(Given exercise): Write out the material again word for word, dropping any images it holds.

--- Supplied material ---

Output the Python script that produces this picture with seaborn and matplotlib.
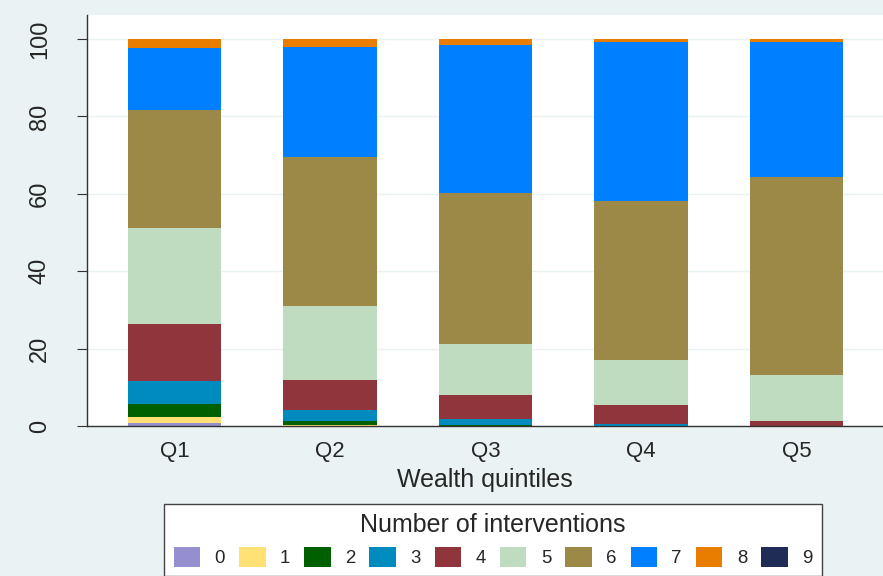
import matplotlib.pyplot as plt
import seaborn as sns
import numpy as np
from matplotlib.patches import Patch

# Stacked share (%) of households by number of interventions, per wealth quintile
quintiles = ['Q1', 'Q2', 'Q3', 'Q4', 'Q5']
interventions = ['0', '1', '2', '3', '4', '5', '6', '7', '8', '9']

n0 = [0.9, 0.1, 0.0, 0.0, 0.0]
n1 = [1.4, 0.2, 0.1, 0.0, 0.0]
n2 = [3.3, 0.9, 0.2, 0.1, 0.0]
n3 = [5.9, 3.0, 1.4, 0.5, 0.1]
n4 = [14.8, 7.8, 6.2, 4.8, 1.1]
n5 = [24.8, 19.0, 13.3, 11.6, 12.0]
n6 = [30.5, 38.5, 39.0, 41.1, 51.1]
n7 = [16.2, 28.4, 38.2, 41.1, 34.9]
n8 = [2.2, 2.1, 1.6, 0.8, 0.8]
n9 = [0.0, 0.0, 0.0, 0.0, 0.0]
shares = [n0, n1, n2, n3, n4, n5, n6, n7, n8, n9]

colors = ['#958FD0', '#FFE175', '#006000', '#008BBF', '#90353B',
          '#C0DCC0', '#9C8847', '#0080FF', '#E87D00', '#1F2C56']

sns.set_style('white')
plt.rcParams['font.family'] = ['Liberation Sans', 'DejaVu Sans']

bg = '#EAF2F3'
fig = plt.figure(figsize=(8.83, 5.76), dpi=100, facecolor=bg)
ax = fig.add_axes([87 / 883, 150 / 576, 1 - 87 / 883, 411 / 576])
ax.set_facecolor('white')

bottom = np.zeros(len(quintiles))
for vals, c in zip(shares, colors):
    sns.barplot(x=quintiles, y=vals, order=quintiles, color=c, width=0.6,
                bottom=bottom, ax=ax, linewidth=0, saturation=1, errorbar=None)
    bottom += np.array(vals)

ax.set_xlim(-0.563, 4.556)
ax.set_ylim(0, 106.2)
ax.set_yticks([0, 20, 40, 60, 80, 100])
ax.yaxis.grid(True, color=bg, linewidth=1)
ax.set_axisbelow(True)
for lbl in ax.get_yticklabels():
    lbl.set_rotation(90)
    lbl.set_va('center')
ax.tick_params(axis='y', labelsize=17, length=7, color='#333333', direction='out',
               left=True, pad=19)
ax.tick_params(axis='x', labelsize=16, length=0, pad=11)
ax.set_xlabel('Wealth quintiles', fontsize=18, labelpad=4)
ax.set_ylabel('')
for s in ['top', 'right']:
    ax.spines[s].set_visible(False)
for s in ['left', 'bottom']:
    ax.spines[s].set_color('#333333')
    ax.spines[s].set_linewidth(1)

handles = [Patch(facecolor=c, edgecolor='none') for c in colors]
leg = fig.legend(handles, interventions, ncol=10, title='Number of interventions',
                 loc='upper center', bbox_to_anchor=(493 / 883, 1 - 504 / 576),
                 borderaxespad=0,
                 fontsize=13.4, title_fontsize=18, frameon=True, fancybox=False,
                 edgecolor='#444444', facecolor='white', framealpha=1,
                 handlelength=1.43, handleheight=1.29, handletextpad=0.77,
                 columnspacing=0.75, borderpad=0.5)
leg.get_frame().set_linewidth(1)

fig.savefig('out.png', dpi=100, facecolor=bg)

---

(Response to the exercise):
Output the Python script that produces this picture with seaborn and matplotlib.
import matplotlib.pyplot as plt
import seaborn as sns
import numpy as np
from matplotlib.patches import Patch

# Stacked share (%) of households by number of interventions, per wealth quintile
quintiles = ['Q1', 'Q2', 'Q3', 'Q4', 'Q5']
interventions = ['0', '1', '2', '3', '4', '5', '6', '7', '8', '9']

n0 = [0.9, 0.1, 0.0, 0.0, 0.0]
n1 = [1.4, 0.2, 0.1, 0.0, 0.0]
n2 = [3.3, 0.9, 0.2, 0.1, 0.0]
n3 = [5.9, 3.0, 1.4, 0.5, 0.1]
n4 = [14.8, 7.8, 6.2, 4.8, 1.1]
n5 = [24.8, 19.0, 13.3, 11.6, 12.0]
n6 = [30.5, 38.5, 39.0, 41.1, 51.1]
n7 = [16.2, 28.4, 38.2, 41.1, 34.9]
n8 = [2.2, 2.1, 1.6, 0.8, 0.8]
n9 = [0.0, 0.0, 0.0, 0.0, 0.0]
shares = [n0, n1, n2, n3, n4, n5, n6, n7, n8, n9]

colors = ['#958FD0', '#FFE175', '#006000', '#008BBF', '#90353B',
          '#C0DCC0', '#9C8847', '#0080FF', '#E87D00', '#1F2C56']

sns.set_style('white')
plt.rcParams['font.family'] = ['Liberation Sans', 'DejaVu Sans']

bg = '#EAF2F3'
fig = plt.figure(figsize=(8.83, 5.76), dpi=100, facecolor=bg)
ax = fig.add_axes([87 / 883, 150 / 576, 1 - 87 / 883, 411 / 576])
ax.set_facecolor('white')

bottom = np.zeros(len(quintiles))
for vals, c in zip(shares, colors):
    sns.barplot(x=quintiles, y=vals, order=quintiles, color=c, width=0.6,
                bottom=bottom, ax=ax, linewidth=0, saturation=1, errorbar=None)
    bottom += np.array(vals)

ax.set_xlim(-0.563, 4.556)
ax.set_ylim(0, 106.2)
ax.set_yticks([0, 20, 40, 60, 80, 100])
ax.yaxis.grid(True, color=bg, linewidth=1)
ax.set_axisbelow(True)
for lbl in ax.get_yticklabels():
    lbl.set_rotation(90)
    lbl.set_va('center')
ax.tick_params(axis='y', labelsize=17, length=7, color='#333333', direction='out',
               left=True, pad=19)
ax.tick_params(axis='x', labelsize=16, length=0, pad=11)
ax.set_xlabel('Wealth quintiles', fontsize=18, labelpad=4)
ax.set_ylabel('')
for s in ['top', 'right']:
    ax.spines[s].set_visible(False)
for s in ['left', 'bottom']:
    ax.spines[s].set_color('#333333')
    ax.spines[s].set_linewidth(1)

handles = [Patch(facecolor=c, edgecolor='none') for c in colors]
leg = fig.legend(handles, interventions, ncol=10, title='Number of interventions',
                 loc='upper center', bbox_to_anchor=(493 / 883, 1 - 504 / 576),
                 borderaxespad=0,
                 fontsize=13.4, title_fontsize=18, frameon=True, fancybox=False,
                 edgecolor='#444444', facecolor='white', framealpha=1,
                 handlelength=1.43, handleheight=1.29, handletextpad=0.77,
                 columnspacing=0.75, borderpad=0.5)
leg.get_frame().set_linewidth(1)

fig.savefig('out.png', dpi=100, facecolor=bg)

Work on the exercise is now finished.